There is no downloading or installing code, but there is executing code. Again, does executing this code change the features or functionality of the app? If your definition is that the app is an emulator, then no, if your definition is that when it runs these games it changes the app then yes the execution clause applies.

At face value the app, the emulator, is not changed and is self-contained, but reasonable minds can differ.

Nevertheless I don’t think the app it at risk for its functionality, rather it’s at risk for being under GPL license as per the App Store listing.

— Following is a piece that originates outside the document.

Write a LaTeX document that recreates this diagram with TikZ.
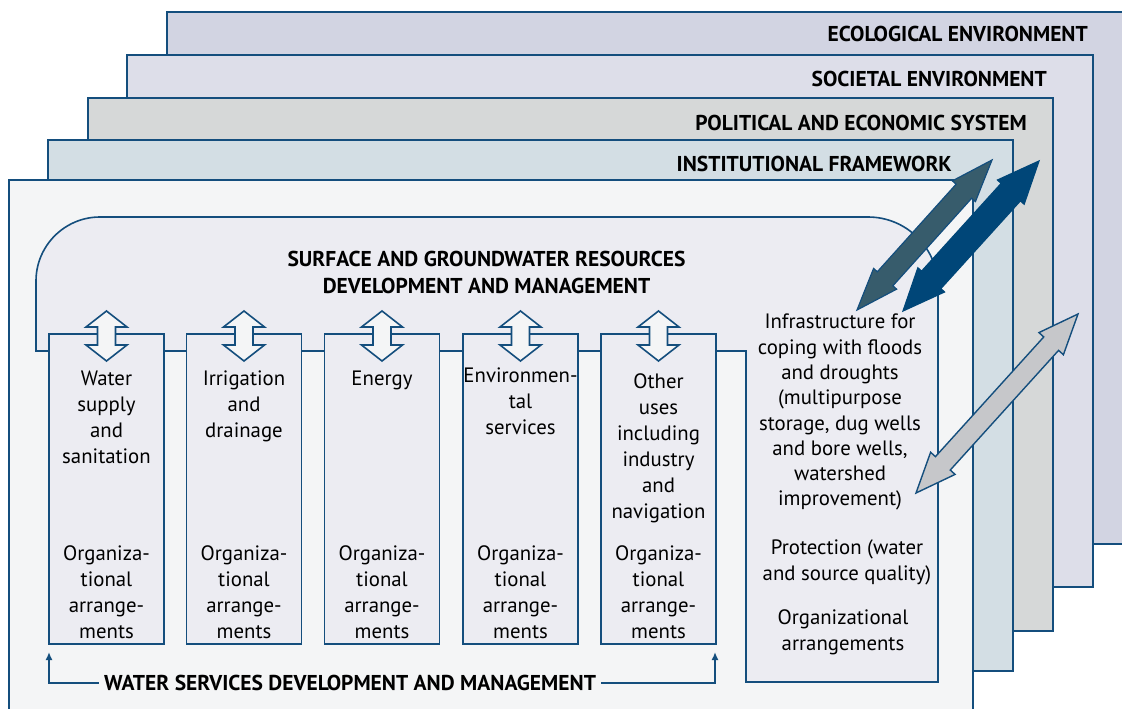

This is because Apple doesn’t allow GPL licensed apps on their App Store courtesy of the FSF[0] who tried to force Apple to change their App Store terms with a gambit by submitting an app licensed under GPL, to then turn around and complain that Apple’s App Store doesn’t comply with the GPL license by virtue of not distributing the app without DRM and other restrictions.

Apple’s response of course was to simply remove the app in question and adopt a silent policy of not allowing GPL apps (and other apps with a license that collides with the App Store ToS and license).

0: https://www.fsf.org/blogs/licensing/more-about-the-app-store...

Yeah, ScummVM runs the original game scripts, doesn't it? And the original games aren't bundled with it (they can't be). Kind of surprising they got away with violating that rule.
Well... it's not an "emulator", I suppose - it's an execution-engine.
ScummVM explicitly denies being any kind of emulator.

It doesn't run the original source code of the games. Rather, it's a complete rewrite of the game that uses the original assets (images, sounds, internal scripts, etc.)

I don't think ScummVM features an emulator, rather it reimplements game engines.
Yes, but those games contain scripting languages, like Lua for Grim/Escape from Monkey Island. That isn't shipped with the app, so it technically violates the rule. Hope they keep it up though, or if not, hope they get their ass kicked into allowing third-party app stores soon so that you don't need to jump through massive hoops to use anything like this.